→ **Exercise brief**
Retype, exactly as they stand, the lines from the start of the data to the line that contains "from bokeh.resources import INLINE", both ends included. Leave the pictures out.

→ **Input material**
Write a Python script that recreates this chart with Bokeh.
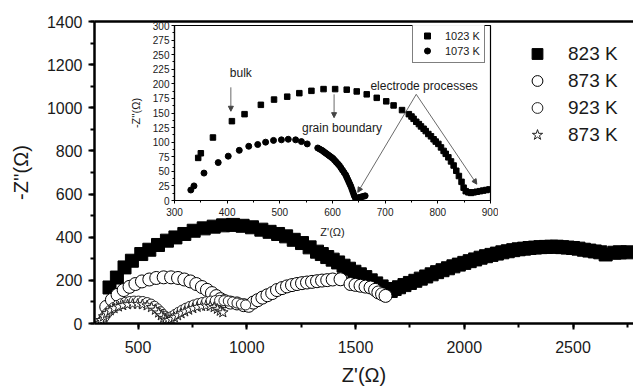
from bokeh.plotting import figure
from bokeh.models import (Range1d, LinearAxis, Legend, LegendItem, Label, Arrow,
                          NormalHead, SingleIntervalTicker, FixedTicker)
from bokeh.layouts import row
from bokeh.embed import file_html
from bokeh.resources import INLINE

FONT = "Liberation Sans"
TXT = "#1a1a1a"

# ---------------- main data ----------------
z823_re = [369, 403, 438, 472, 515, 552, 592, 633, 672, 713, 756, 802, 848, 891, 937, 981,
           1024, 1067, 1105, 1144, 1181, 1216, 1254, 1289, 1323, 1345, 1370, 1395, 1420, 1445,
           1470, 1495, 1520, 1545, 1570, 1595, 1620, 1645, 1662, 1680, 1700, 1725, 1750, 1775,
           1800, 1825, 1850, 1875, 1900, 1925, 1950, 1975, 2000, 2025, 2050, 2075, 2100, 2125,
           2150, 2175, 2200, 2225, 2250, 2275, 2300, 2325, 2350, 2375, 2400, 2425, 2450, 2475,
           2500, 2525, 2550, 2575, 2600, 2625, 2650, 2690, 2715, 2750]
z823_im = [167, 213, 260, 291, 322, 342, 364, 384, 399, 415, 430, 441, 449, 455, 457, 453,
           446, 435, 425, 415, 404, 388, 373, 353, 333, 322, 308, 296, 283, 268,
           254, 240, 228, 215, 200, 186, 172, 158, 151, 160, 168, 178, 188, 198,
           208, 218, 228, 238, 247, 256, 265, 273, 281, 289, 297, 305, 312, 318,
           324, 330, 335, 340, 344, 347, 350, 352, 354, 355, 356, 356, 354, 352,
           350, 347, 342, 338, 334, 330, 320, 328, 330, 330]

z873_re = [354, 380, 406, 434, 461, 488, 518, 552, 584, 618, 652, 684, 713, 741, 768, 794,
           817, 840, 860, 879, 898, 925, 955, 986, 1009, 1030, 1050, 1072, 1095, 1117, 1139,
           1162, 1185, 1208, 1231, 1254, 1277, 1300, 1323, 1346, 1370, 1395, 1431, 1477,
           1500, 1523, 1546, 1569, 1590, 1605, 1622, 1638]
z873_im = [77, 110, 133, 155, 170, 183, 195, 204, 211, 214, 214, 211, 204, 195, 183, 169,
           156, 141, 127, 113, 104, 97, 93, 85, 82, 97, 108, 120, 131, 141, 155,
           164, 172, 178, 183, 187, 190, 193, 196, 199, 201, 204, 205, 183,
           179, 175, 171, 167, 156, 144, 136, 128]

z923_re = [335, 345, 358, 372, 388, 405, 423, 442, 462, 482, 502, 522, 542, 560, 576, 590,
           603, 615, 627, 640, 655, 670, 686, 703, 720, 738, 756, 775, 795, 815, 835, 855,
           875, 895, 915, 935, 955, 975, 995]
z923_im = [10, 30, 48, 62, 74, 84, 92, 98, 102, 104, 104, 102, 97, 90, 80, 68,
           55, 42, 32, 28, 32, 42, 52, 62, 71, 79, 86, 92, 97, 101, 104, 106,
           107, 106, 104, 100, 95, 90, 86]

zstar_re = [320, 330, 342, 356, 372, 390, 410, 430, 452, 475, 498, 520, 542, 562, 580, 595,
            607, 618, 628, 640, 653, 667, 682, 698, 715, 733, 752, 772, 792, 812, 832, 850,
            865, 878, 890]
zstar_im = [2, 15, 32, 47, 60, 70, 78, 84, 88, 90, 90, 88, 83, 75, 63, 50,
            37, 25, 18, 16, 20, 28, 37, 46, 55, 63, 70, 76, 80, 82, 80, 75,
            67, 58, 51]

main_labels = ["823 K", "873 K", "923 K", "873 K"]

# ---------------- inset data ----------------
i1023_re = [345, 350, 373, 409, 433, 464, 489, 514, 537, 560, 583, 605, 627, 646, 665, 684,
            702, 716, 732, 745, 750, 754, 759, 764, 768, 773, 777, 782, 787, 792, 796, 801,
            806, 811, 815, 820, 825, 830, 835, 840, 845, 849, 853, 858, 863, 868, 874, 880,
            886, 892, 898]
i1023_im = [73, 81, 108, 136, 148, 164, 173, 178, 184, 188, 191, 191, 190, 187, 182, 176,
            170, 163, 155, 148, 144, 140, 135, 131, 127, 123, 119, 114, 110, 105, 101, 97,
            91, 85, 80, 74, 67, 60, 51, 42, 32, 22, 16, 14, 13, 14, 15, 16,
            17, 18, 19]

i1073_re = [331, 337, 356, 383, 402, 423, 441, 458, 473, 488, 503, 516, 530, 541, 552, 572,
            576, 580, 583, 586, 589, 592, 595, 598, 601, 604, 607, 610, 613, 616, 619, 622,
            625, 627, 629, 631, 633, 635, 637, 639, 641, 643, 646, 650, 654, 658, 662]
i1073_im = [18, 25, 47, 65, 76, 86, 93, 96, 100, 103, 104, 105, 104, 101, 97, 90,
            88, 86, 84, 82, 80, 78, 76, 74, 72, 69, 66, 63, 60, 56, 52, 48,
            44, 40, 36, 32, 28, 24, 19, 14, 9, 5, 4, 5, 6, 7, 8]

inset_labels = ["1023 K", "1073 K"]

# ---------------- main figure ----------------
p = figure(width=633, height=389, x_range=Range1d(300, 2778), y_range=Range1d(0, 1400),
           output_backend="svg", toolbar_location=None,
           min_border_left=94, min_border_right=0, min_border_top=21, min_border_bottom=66,
           outline_line_color=None, background_fill_color="white", border_fill_color="white")
p.grid.visible = False

r823 = p.scatter(z823_re, z823_im, marker="square", size=13, fill_color="black", line_color="black")
r873 = p.scatter(z873_re, z873_im, marker="circle", size=13, fill_color="white", line_color="black", line_width=1)
r923 = p.scatter(z923_re, z923_im, marker="circle", size=10, fill_color="white", line_color="#222", line_width=1)
rstar = p.scatter(zstar_re, zstar_im, marker="star", size=11, fill_color="white", line_color="#222", line_width=1)

for ax in (p.xaxis[0], p.yaxis[0]):
    ax.axis_line_width = 2.5
    ax.major_tick_line_width = 2
    ax.minor_tick_line_width = 2
    ax.major_tick_out = 6
    ax.major_tick_in = 0
    ax.minor_tick_out = 4
    ax.minor_tick_in = 0
    ax.major_label_text_font = FONT
    ax.major_label_text_font_size = "16px"
    ax.major_label_text_color = TXT
    ax.axis_label_text_font = FONT
    ax.axis_label_text_font_size = "20px"
    ax.axis_label_text_font_style = "normal"
    ax.axis_label_text_color = TXT

p.xaxis[0].ticker = SingleIntervalTicker(interval=500, num_minor_ticks=2)
p.yaxis[0].ticker = SingleIntervalTicker(interval=200, num_minor_ticks=2)
p.xaxis[0].axis_label = "Z'(Ω)"
p.yaxis[0].axis_label = "-Z''(Ω)"
p.xaxis[0].major_label_standoff = 11
p.xaxis[0].axis_label_standoff = 8
p.yaxis[0].major_label_standoff = 6
p.yaxis[0].axis_label_standoff = 12

top = LinearAxis(ticker=FixedTicker(ticks=[]), axis_line_width=2.5,
                 major_label_text_font_size="0px")
p.add_layout(top, "above")

leg = Legend(items=[LegendItem(label=l, renderers=[r]) for l, r in
                    zip(main_labels, [r823, r873, r923, rstar])],
             location=(428, 175), label_text_font=FONT, label_text_font_size="19px",
             label_text_color=TXT, glyph_width=30, glyph_height=27, spacing=0, padding=0,
             margin=0, label_standoff=16, border_line_color=None, background_fill_alpha=0)
p.add_layout(leg, "center")

# ---------------- inset figure (overlaid, absolutely positioned) ----------------
q = figure(width=372, height=262, x_range=Range1d(300, 900), y_range=Range1d(0, 300),
           output_backend="svg", toolbar_location=None,
           min_border_left=48, min_border_right=8, min_border_top=21, min_border_bottom=66,
           outline_line_color="black", outline_line_width=1.2,
           background_fill_color="white", border_fill_alpha=0,
           styles={"position": "absolute", "left": "126px", "top": "4px"})
q.grid.visible = False

s1 = q.scatter(i1023_re, i1023_im, marker="square", size=5.5, fill_color="black", line_color="black")
s2 = q.scatter(i1073_re, i1073_im, marker="circle", size=6, fill_color="black", line_color="black")

for ax in (q.xaxis[0], q.yaxis[0]):
    ax.axis_line_width = 1.2
    ax.major_tick_out = 3
    ax.major_tick_in = 0
    ax.minor_tick_out = 2
    ax.minor_tick_in = 0
    ax.major_label_text_font = FONT
    ax.major_label_text_font_size = "10px"
    ax.major_label_text_color = TXT
    ax.axis_label_text_font = FONT
    ax.axis_label_text_font_size = "11px"
    ax.axis_label_text_font_style = "normal"
    ax.axis_label_text_color = TXT

q.xaxis[0].ticker = SingleIntervalTicker(interval=100, num_minor_ticks=2)
q.yaxis[0].ticker = SingleIntervalTicker(interval=25, num_minor_ticks=2)
q.xaxis[0].axis_label = "Z'(Ω)"
q.yaxis[0].axis_label = "-Z''(Ω)"
q.xaxis[0].major_label_standoff = 4
q.xaxis[0].axis_label_standoff = 7
q.yaxis[0].major_label_standoff = 2
q.yaxis[0].axis_label_standoff = 8

ileg = Legend(items=[LegendItem(label=l, renderers=[r]) for l, r in zip(inset_labels, [s1, s2])],
              location=(238, 137), label_text_font=FONT, label_text_font_size="11px",
              label_text_color=TXT, glyph_width=20, glyph_height=15, spacing=0, padding=4,
              margin=0, label_standoff=8, border_line_color="black", border_line_width=1,
              background_fill_color="white")
q.add_layout(ileg, "center")

ann = dict(text_font=FONT, text_font_size="12px", text_color=TXT)
q.add_layout(Label(x=405, y=219, text="bulk", text_baseline="middle", **ann))
q.add_layout(Label(x=542, y=125, text="grain boundary", text_baseline="middle", **ann))
q.add_layout(Label(x=672, y=197, text="electrode processes", text_baseline="middle", **ann))

def head():
    return NormalHead(size=5, fill_color="#444", line_color="#444")

arrow_kw = dict(line_color="#444", line_width=0.8)
q.add_layout(Arrow(end=head(), x_start=407, y_start=194, x_end=407, y_end=153, **arrow_kw))
q.add_layout(Arrow(end=head(), x_start=603, y_start=182, x_end=603, y_end=142, **arrow_kw))
q.add_layout(Arrow(end=head(), x_start=759, y_start=182, x_end=648, y_end=14, **arrow_kw))
q.add_layout(Arrow(end=head(), x_start=759, y_start=182, x_end=874, y_end=28, **arrow_kw))

layout = row(p, q)
open("out.html", "w").write(file_html(layout, INLINE))
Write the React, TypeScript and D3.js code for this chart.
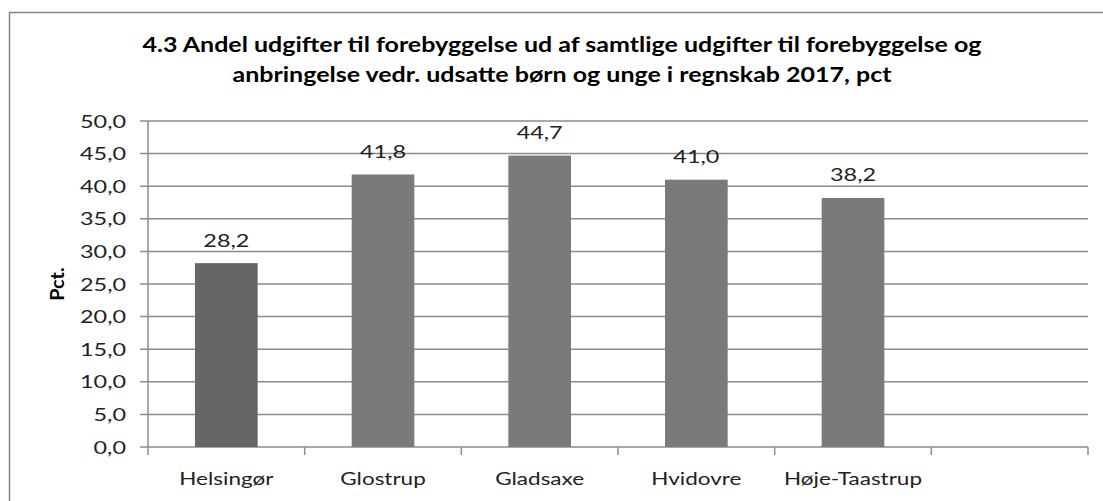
import React from "react";
import * as d3 from "d3";

const categories = ["Helsingør", "Glostrup", "Gladsaxe", "Hvidovre", "Høje-Taastrup"];
const values = [28.2, 41.8, 44.7, 41.0, 38.2];
const emptySlots = [""];
const yTicks = [0, 5, 10, 15, 20, 25, 30, 35, 40, 45, 50];
const titleLines = [
  "4.3 Andel udgifter til forebyggelse ud af samtlige udgifter til forebyggelse og",
  "anbringelse vedr. udsatte børn og unge i regnskab 2017, pct",
];
const yAxisTitle = "Pct.";

const W = 1103;
const H = 501;
const plot = { left: 148, right: 1088, top: 121, bottom: 447 };
const gridColor = "#8c8c8c";
const barColors = ["#666666", "#7a7a7a"];
const font = "Lato, 'Open Sans', sans-serif";

const fmt = (v: number) => v.toFixed(1).replace(".", ",");

type TProps = {
  x: number;
  y: number;
  sx: number;
  size: number;
  anchor: "start" | "middle" | "end";
  bold?: boolean;
  rotate?: number;
  children: React.ReactNode;
};

function T({ x, y, sx, size, anchor, bold, rotate = 0, children }: TProps) {
  return (
    <text
      transform={`translate(${x},${y}) rotate(${rotate}) scale(${sx},1)`}
      textAnchor={anchor}
      fontFamily={font}
      fontWeight={bold ? "bold" : "normal"}
      fontSize={size}
      fill={bold ? "#000" : "#222"}
    >
      {children}
    </text>
  );
}

export default function App() {
  const x = d3
    .scaleBand<string>()
    .domain([...categories, ...emptySlots])
    .range([plot.left, plot.right])
    .paddingInner(0.6)
    .paddingOuter(0.3);
  const y = d3.scaleLinear().domain([0, 50]).range([plot.bottom, plot.top]);
  const step = x.step();
  const slotEdges = d3.range(categories.length + emptySlots.length + 1).map((i) => plot.left + i * step);

  return (
    <svg width={W} height={H} style={{ position: "absolute", left: 0, top: 0, background: "#fff" }}>
      <rect x={9.5} y={12.5} width={W + 20} height={H + 20} fill="#fff" stroke="#868686" strokeWidth={1.5} />
      {titleLines.map((t, i) => (
        <T key={i} x={562} y={52 + i * 30} sx={1.25} size={20} anchor="middle" bold>
          {t}
        </T>
      ))}
      {yTicks.map((t) => (
        <g key={t}>
          <line x1={plot.left - 8} x2={plot.right} y1={y(t)} y2={y(t)} stroke={gridColor} strokeWidth={1.5} />
          <T x={126} y={y(t) + 6.5} sx={1.3} size={18} anchor="end">
            {fmt(t)}
          </T>
        </g>
      ))}
      <line x1={plot.left} x2={plot.left} y1={plot.top} y2={plot.bottom} stroke={gridColor} strokeWidth={1.5} />
      {slotEdges.map((e, i) => (
        <line key={i} x1={e} x2={e} y1={plot.bottom} y2={plot.bottom + 8} stroke={gridColor} strokeWidth={1.5} />
      ))}
      {categories.map((c, i) => {
        const bx = x(c)!;
        const v = values[i];
        const cx = bx + x.bandwidth() / 2;
        return (
          <g key={c}>
            <rect
              x={bx}
              y={y(v)}
              width={x.bandwidth()}
              height={y(0) - y(v)}
              fill={barColors[i === 0 ? 0 : 1]}
            />
            <T x={cx} y={y(v) - 16.5} sx={1.3} size={18} anchor="middle">
              {fmt(v)}
            </T>
            <T x={cx} y={485} sx={1.25} size={18} anchor="middle">
              {c}
            </T>
          </g>
        );
      })}
      <T x={64} y={(plot.top + plot.bottom) / 2} sx={1.1} size={18} anchor="middle" bold rotate={-90}>
        {yAxisTitle}
      </T>
    </svg>
  );
}
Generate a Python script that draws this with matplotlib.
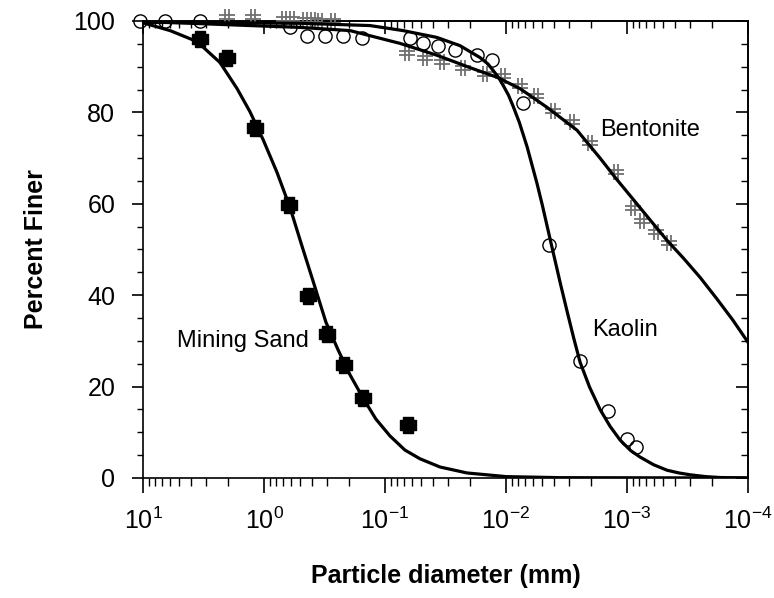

→ **Result**
Write a Python script that recreates this chart with Bokeh.
from bokeh.plotting import figure
from bokeh.models import (Range1d, LinearAxis, Legend, LegendItem, Label, Arrow,
                          NormalHead, SingleIntervalTicker, FixedTicker)
from bokeh.layouts import row
from bokeh.embed import file_html
from bokeh.resources import INLINE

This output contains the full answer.